Picture this: It's 1965, and a college student from Ohio stands on the side of Route 66 with nothing but a cardboard sign reading "California" and absolute confidence that someone will stop. Within an hour, a traveling salesman pulls over, offers coffee from his thermos, and they spend the next 200 miles discussing baseball and the war in Vietnam. Both men part ways thinking well of humanity.
Fast-forward to today, and that same scenario would send most Americans reaching for their phones to call 911. What happened?
The Golden Age of Thumbing It
From the 1930s through the 1970s, hitchhiking wasn't just accepted in America — it was woven into the cultural fabric. During World War II, government propaganda actually encouraged civilians to pick up uniformed servicemen. "Sharing rides saves rubber for victory!" proclaimed wartime posters, making hitchhiking a patriotic act.
The practice reached its zenith in the 1960s and early '70s. College students routinely hitchhiked across the country during summer breaks, treating it as both transportation and adventure. Jack Kerouac's "On the Road" romanticized the thumb-powered journey, and countless Americans saw hitchhiking as the ultimate expression of freedom and trust in their fellow citizens.
Photo: Jack Kerouac, via i.pinimg.com
Back then, the unwritten rules were simple: drivers stopped because helping strangers was neighborly, and hitchhikers were grateful, respectful guests. Cars regularly pulled over for anyone who looked like they needed a ride — young or old, male or female. The practice was so mainstream that many states actually designated official hitchhiking zones near highway on-ramps.
When the Music Stopped
The transformation didn't happen overnight, but by the 1980s, the cultural tide had decisively turned. Several forces converged to kill America's hitchhiking tradition.
First came the true crime explosion. High-profile cases like those involving serial killers who either picked up hitchhikers or posed as them dominated headlines throughout the 1970s and '80s. Television shows, movies, and news coverage created a feedback loop where every roadside interaction became potentially sinister. The stranger who might have been a friendly traveling companion in 1965 was now a potential threat in 1985.
Suburban sprawl played its part too. As Americans moved to car-dependent communities, the very concept of needing a ride became foreign. Why would anyone be walking along a road unless something was seriously wrong? The normalization of car ownership made hitchhikers seem increasingly out of place — and therefore suspicious.
The Legal Crackdown
States began outlawing hitchhiking throughout the 1980s and '90s, citing safety concerns and traffic flow issues. Today, hitchhiking is illegal in most states, though enforcement varies wildly. What was once a constitutionally protected form of free speech and movement became a ticketable offense.
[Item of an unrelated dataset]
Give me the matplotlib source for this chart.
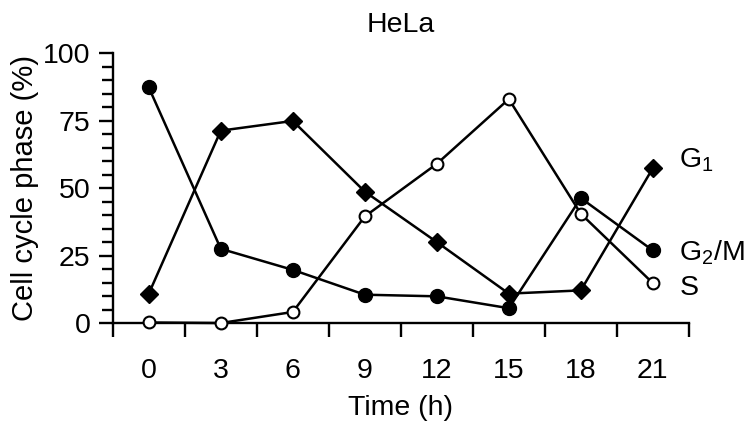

Insurance companies got involved too, warning that picking up strangers could void coverage if something went wrong. The legal system that once protected Good Samaritans began creating liability concerns for anyone willing to help.
What We Lost Along the Way
The death of hitchhiking represents something larger than just a change in transportation habits. It marks a fundamental shift in how Americans relate to strangers and assess risk.
In 1970, the default assumption was that most people were basically decent. Stopping for a hitchhiker was an act of community — you helped because someone needed help, and because you might need help yourself someday. The roads were seen as a shared space where mutual aid was normal.
Today, our default assumption has flipped. Strangers are potential threats until proven otherwise. The person on the roadside isn't someone who needs help — they're someone to avoid. We've traded spontaneous human connection for calculated safety, and in doing so, we've lost something essentially American about trusting in the basic goodness of our fellow travelers.
The Modern Equivalent
Interestingly, Americans haven't lost their willingness to ride with strangers — we've just outsourced the trust-building to algorithms. Uber and Lyft have essentially recreated hitchhiking, complete with strangers picking up other strangers for money. The difference is that an app mediates the interaction, providing ratings, GPS tracking, and digital accountability that roadside encounters never had.
In many ways, ride-sharing proves that the fundamental human desire to share transportation never died. We just needed technology to make us feel safe about it again.
The Road Less Traveled
Today's America moves faster than ever, but we've lost the random human connections that once made travel an adventure in meeting people. The college student who once hitchhiked from Ohio to California learned about America not just by seeing it, but by talking to the people who stopped to help.
That education — in trust, in human nature, in the basic decency of strangers — is largely gone now. We're safer, perhaps, but we're also more isolated, more suspicious, and less likely to believe that the person on the side of the road might just be someone like us who needs a hand.
The death of hitchhiking didn't just change how we travel. It changed how we see each other. And in a country built on the idea that strangers can become neighbors, that might be the most significant loss of all.